Als Einfahrender musste sich der Zeuge O. zunächst in den fließenden Verkehr einordnen, bevor er zum Überholen überging. Diese Pflicht dient aber ebenfalls nur dem Schutz des nachfolgenden und nicht des vorausfahrenden Verkehrs (BGH NJW 1986, 1044).
Einmal auf die linke Spur gewechselt, durfte der Zeuge O. vom Beklagten zu 1. dort nicht gefährdet werden. Er konnte auf die Beibehaltung der Spur durch den Beklagten zu 1. vertrauen. Mit einem plötzlichen Ausscheren aus dem Verband war aus seiner Sicht nicht zu rechnen. Eine zum Überholverbot führende unklare Verkehrslage i.S.v. § 5 III Nr. 1 StVO bestand für den Zeugen O. ebenso wenig. Es ist nicht vorgetragen, dass sich dem Zeugen bei dem Verkehrsvorgang erschließen musste, die Zeugin K. könne sich nur unter Missachtung der Vorfahrt des Beklagten zu 1. auf den M. Ring einordnen und werde den Beklagten zu 1. dadurch zum Ausweichen auf die linke Spur zwingen.
II.
Die Kostenentscheidung beruht auf § 97 I ZPO. Die Entscheidung über die vorläufige Vollstreckbarkeit ergibt sich aus §§ 708 Nr. 10; 713 ZPO.

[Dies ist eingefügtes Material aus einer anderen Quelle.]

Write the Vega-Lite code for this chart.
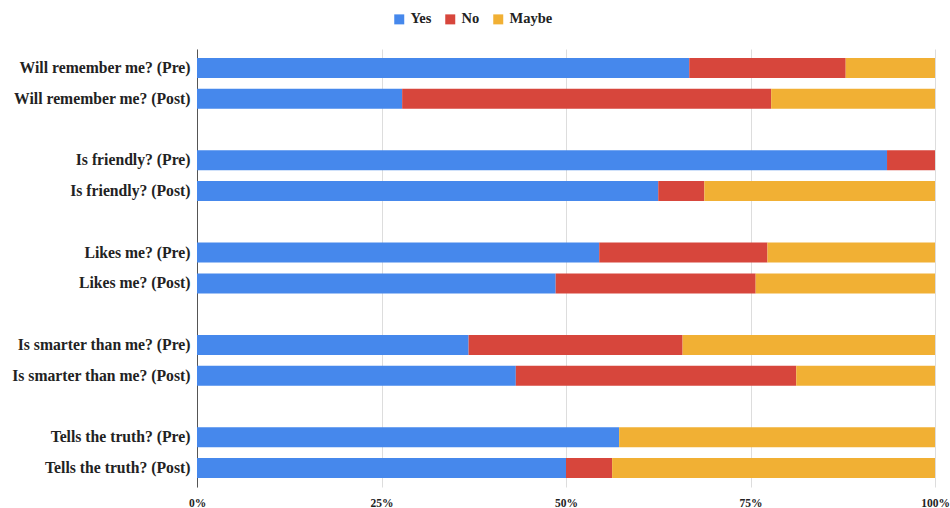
{
  "$schema": "https://vega.github.io/schema/vega-lite/v6.json",
  "width": 738,
  "height": 438,
  "autosize": {"type": "none"},
  "padding": {"left": 197, "top": 49, "right": 15, "bottom": 21},
  "background": "white",
  "config": {"view": {"stroke": null}, "font": "'Liberation Serif', serif"},
  "data": {
    "values": [
      {"q": "Will remember me? (Pre)", "r": "Yes", "rank": 1, "v": 66.7},
      {"q": "Will remember me? (Pre)", "r": "No", "rank": 2, "v": 21.2},
      {"q": "Will remember me? (Pre)", "r": "Maybe", "rank": 3, "v": 12.1},
      {"q": "Will remember me? (Post)", "r": "Yes", "rank": 1, "v": 27.8},
      {"q": "Will remember me? (Post)", "r": "No", "rank": 2, "v": 50.0},
      {"q": "Will remember me? (Post)", "r": "Maybe", "rank": 3, "v": 22.2},
      {"q": "Is friendly? (Pre)", "r": "Yes", "rank": 1, "v": 93.5},
      {"q": "Is friendly? (Pre)", "r": "No", "rank": 2, "v": 6.5},
      {"q": "Is friendly? (Post)", "r": "Yes", "rank": 1, "v": 62.5},
      {"q": "Is friendly? (Post)", "r": "No", "rank": 2, "v": 6.25},
      {"q": "Is friendly? (Post)", "r": "Maybe", "rank": 3, "v": 31.25},
      {"q": "Likes me? (Pre)", "r": "Yes", "rank": 1, "v": 54.5},
      {"q": "Likes me? (Pre)", "r": "No", "rank": 2, "v": 22.8},
      {"q": "Likes me? (Pre)", "r": "Maybe", "rank": 3, "v": 22.7},
      {"q": "Likes me? (Post)", "r": "Yes", "rank": 1, "v": 48.6},
      {"q": "Likes me? (Post)", "r": "No", "rank": 2, "v": 27.1},
      {"q": "Likes me? (Post)", "r": "Maybe", "rank": 3, "v": 24.3},
      {"q": "Is smarter than me? (Pre)", "r": "Yes", "rank": 1, "v": 36.8},
      {"q": "Is smarter than me? (Pre)", "r": "No", "rank": 2, "v": 29.0},
      {"q": "Is smarter than me? (Pre)", "r": "Maybe", "rank": 3, "v": 34.2},
      {"q": "Is smarter than me? (Post)", "r": "Yes", "rank": 1, "v": 43.2},
      {"q": "Is smarter than me? (Post)", "r": "No", "rank": 2, "v": 38.0},
      {"q": "Is smarter than me? (Post)", "r": "Maybe", "rank": 3, "v": 18.8},
      {"q": "Tells the truth? (Pre)", "r": "Yes", "rank": 1, "v": 57.2},
      {"q": "Tells the truth? (Pre)", "r": "Maybe", "rank": 3, "v": 42.8},
      {"q": "Tells the truth? (Post)", "r": "Yes", "rank": 1, "v": 50.0},
      {"q": "Tells the truth? (Post)", "r": "No", "rank": 2, "v": 6.25},
      {"q": "Tells the truth? (Post)", "r": "Maybe", "rank": 3, "v": 43.75}
    ]
  },
  "mark": {"type": "bar"},
  "encoding": {
    "y": {
      "field": "q",
      "type": "nominal",
      "title": null,
      "scale": {
        "domain": [
          "Will remember me? (Pre)", "Will remember me? (Post)", " ",
          "Is friendly? (Pre)", "Is friendly? (Post)", "  ",
          "Likes me? (Pre)", "Likes me? (Post)", "   ",
          "Is smarter than me? (Pre)", "Is smarter than me? (Post)", "    ",
          "Tells the truth? (Pre)", "Tells the truth? (Post)"
        ],
        "paddingInner": 0.35,
        "paddingOuter": 0.29
      },
      "axis": {
        "ticks": false,
        "domain": true,
        "domainColor": "#555555",
        "labelFont": "'Liberation Serif', serif",
        "labelFontWeight": "bold",
        "labelFontSize": 15.7,
        "labelColor": "#222222",
        "labelPadding": 7,
        "grid": false
      }
    },
    "x": {
      "field": "v",
      "type": "quantitative",
      "stack": "normalize",
      "title": null,
      "scale": {"domain": [0, 1], "nice": false},
      "axis": {
        "values": [0, 0.25, 0.5, 0.75, 1],
        "format": ".0%",
        "ticks": false,
        "domain": false,
        "grid": true,
        "gridColor": "#dddddd",
        "labelFont": "'Liberation Serif', serif",
        "labelFontWeight": "bold",
        "labelFontSize": 11.5,
        "labelColor": "#222222",
        "labelPadding": 10,
        "labelFlush": false
      }
    },
    "color": {
      "field": "r",
      "type": "nominal",
      "title": null,
      "scale": {"domain": ["Yes", "No", "Maybe"], "range": ["#4688EC", "#D7463C", "#F1B034"]},
      "legend": {
        "orient": "none",
        "direction": "horizontal",
        "legendX": 195,
        "legendY": -37,
        "symbolType": "square",
        "symbolSize": 100,
        "labelFont": "'Liberation Serif', serif",
        "labelFontWeight": "bold",
        "labelFontSize": 14.5,
        "labelColor": "#222222",
        "columnPadding": 11
      }
    },
    "order": {"field": "rank", "type": "quantitative"}
  }
}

Die Revision lässt der Senat nicht zu. Die Sache wirft keine entscheidungserheblichen Rechtsfragen grundsätzlicher Bedeutung auf und weder die Fortbildung des Rechts noch die Wahrung der Einheitlichkeit der Rechtsprechung fordern die Entscheidung des Revisionsgerichts.